Below this line are records; write out exactly the lines from the one containing "Write a Python" through the one containing "GRADE = '#c8c8c8'", with the pictures left out.

── ENTRIES SHOWN ──

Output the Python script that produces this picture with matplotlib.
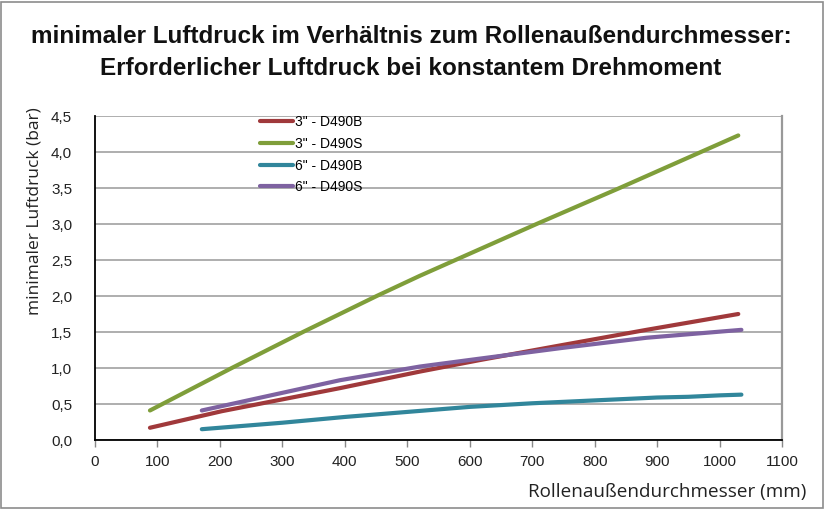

───
── ENTRIES SHOWN ──

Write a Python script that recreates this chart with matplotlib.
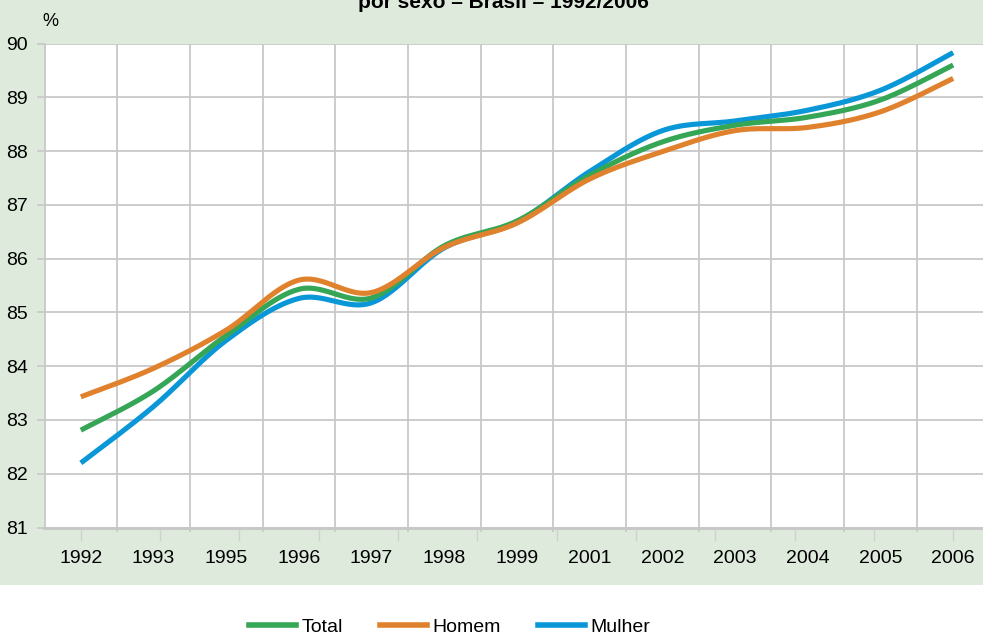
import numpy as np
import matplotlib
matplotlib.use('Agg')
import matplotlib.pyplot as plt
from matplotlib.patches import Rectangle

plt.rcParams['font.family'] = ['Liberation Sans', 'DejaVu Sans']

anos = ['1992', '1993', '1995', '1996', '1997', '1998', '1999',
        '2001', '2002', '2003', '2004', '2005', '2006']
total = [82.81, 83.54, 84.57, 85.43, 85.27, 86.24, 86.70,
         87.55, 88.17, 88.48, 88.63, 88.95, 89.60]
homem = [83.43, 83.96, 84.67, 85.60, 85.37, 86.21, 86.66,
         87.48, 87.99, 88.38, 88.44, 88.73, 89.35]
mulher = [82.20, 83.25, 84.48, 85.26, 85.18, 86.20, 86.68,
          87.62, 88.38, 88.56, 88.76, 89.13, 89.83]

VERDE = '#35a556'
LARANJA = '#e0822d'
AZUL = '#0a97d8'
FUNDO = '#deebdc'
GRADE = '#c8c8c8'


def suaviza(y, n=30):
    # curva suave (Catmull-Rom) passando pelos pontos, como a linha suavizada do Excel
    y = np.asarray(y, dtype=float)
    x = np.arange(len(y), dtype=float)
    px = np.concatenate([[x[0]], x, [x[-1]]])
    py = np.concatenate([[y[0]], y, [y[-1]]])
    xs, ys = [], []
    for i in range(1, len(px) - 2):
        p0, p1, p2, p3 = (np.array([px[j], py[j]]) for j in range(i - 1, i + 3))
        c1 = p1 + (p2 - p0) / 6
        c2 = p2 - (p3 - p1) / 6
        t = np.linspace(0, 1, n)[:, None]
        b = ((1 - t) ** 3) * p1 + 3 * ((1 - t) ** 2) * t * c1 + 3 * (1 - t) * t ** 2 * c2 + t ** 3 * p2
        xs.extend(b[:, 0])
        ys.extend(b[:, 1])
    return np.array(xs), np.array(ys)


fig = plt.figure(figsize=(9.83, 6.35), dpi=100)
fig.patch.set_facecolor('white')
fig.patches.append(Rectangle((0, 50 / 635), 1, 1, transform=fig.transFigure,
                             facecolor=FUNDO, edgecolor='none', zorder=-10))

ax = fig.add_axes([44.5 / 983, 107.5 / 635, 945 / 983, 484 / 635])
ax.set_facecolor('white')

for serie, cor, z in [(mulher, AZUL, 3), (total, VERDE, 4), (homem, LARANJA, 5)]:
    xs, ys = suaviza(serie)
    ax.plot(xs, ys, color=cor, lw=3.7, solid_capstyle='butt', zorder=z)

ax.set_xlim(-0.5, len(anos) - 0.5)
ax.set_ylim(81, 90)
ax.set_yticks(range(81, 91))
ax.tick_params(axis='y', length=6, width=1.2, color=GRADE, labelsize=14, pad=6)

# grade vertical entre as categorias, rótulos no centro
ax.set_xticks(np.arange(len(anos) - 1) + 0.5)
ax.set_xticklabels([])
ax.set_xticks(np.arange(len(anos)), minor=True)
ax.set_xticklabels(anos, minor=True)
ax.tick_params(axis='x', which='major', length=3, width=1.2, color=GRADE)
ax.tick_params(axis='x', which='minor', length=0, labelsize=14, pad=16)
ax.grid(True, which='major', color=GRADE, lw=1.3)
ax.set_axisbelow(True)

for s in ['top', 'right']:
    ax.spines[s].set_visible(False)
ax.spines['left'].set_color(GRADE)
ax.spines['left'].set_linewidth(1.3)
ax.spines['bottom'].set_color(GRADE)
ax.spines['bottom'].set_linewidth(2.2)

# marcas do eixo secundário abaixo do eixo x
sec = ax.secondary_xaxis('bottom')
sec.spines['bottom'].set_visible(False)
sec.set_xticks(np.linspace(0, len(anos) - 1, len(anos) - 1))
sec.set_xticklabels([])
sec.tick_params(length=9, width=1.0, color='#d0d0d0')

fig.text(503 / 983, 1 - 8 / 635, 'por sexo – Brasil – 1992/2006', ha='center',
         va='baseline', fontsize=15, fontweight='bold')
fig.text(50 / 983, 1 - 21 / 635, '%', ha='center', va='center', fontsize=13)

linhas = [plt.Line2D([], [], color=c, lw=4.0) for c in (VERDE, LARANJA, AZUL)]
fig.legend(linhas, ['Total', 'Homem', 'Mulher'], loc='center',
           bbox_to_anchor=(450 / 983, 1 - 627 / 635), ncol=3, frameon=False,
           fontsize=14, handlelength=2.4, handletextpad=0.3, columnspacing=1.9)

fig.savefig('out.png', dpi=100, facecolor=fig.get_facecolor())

───

**ANSWER TO THIS TASK**
Write a Python script that recreates this chart with matplotlib.
import numpy as np
import matplotlib
matplotlib.use('Agg')
import matplotlib.pyplot as plt
from matplotlib.patches import Rectangle

plt.rcParams['font.family'] = ['Liberation Sans', 'DejaVu Sans']

anos = ['1992', '1993', '1995', '1996', '1997', '1998', '1999',
        '2001', '2002', '2003', '2004', '2005', '2006']
total = [82.81, 83.54, 84.57, 85.43, 85.27, 86.24, 86.70,
         87.55, 88.17, 88.48, 88.63, 88.95, 89.60]
homem = [83.43, 83.96, 84.67, 85.60, 85.37, 86.21, 86.66,
         87.48, 87.99, 88.38, 88.44, 88.73, 89.35]
mulher = [82.20, 83.25, 84.48, 85.26, 85.18, 86.20, 86.68,
          87.62, 88.38, 88.56, 88.76, 89.13, 89.83]

VERDE = '#35a556'
LARANJA = '#e0822d'
AZUL = '#0a97d8'
FUNDO = '#deebdc'
GRADE = '#c8c8c8'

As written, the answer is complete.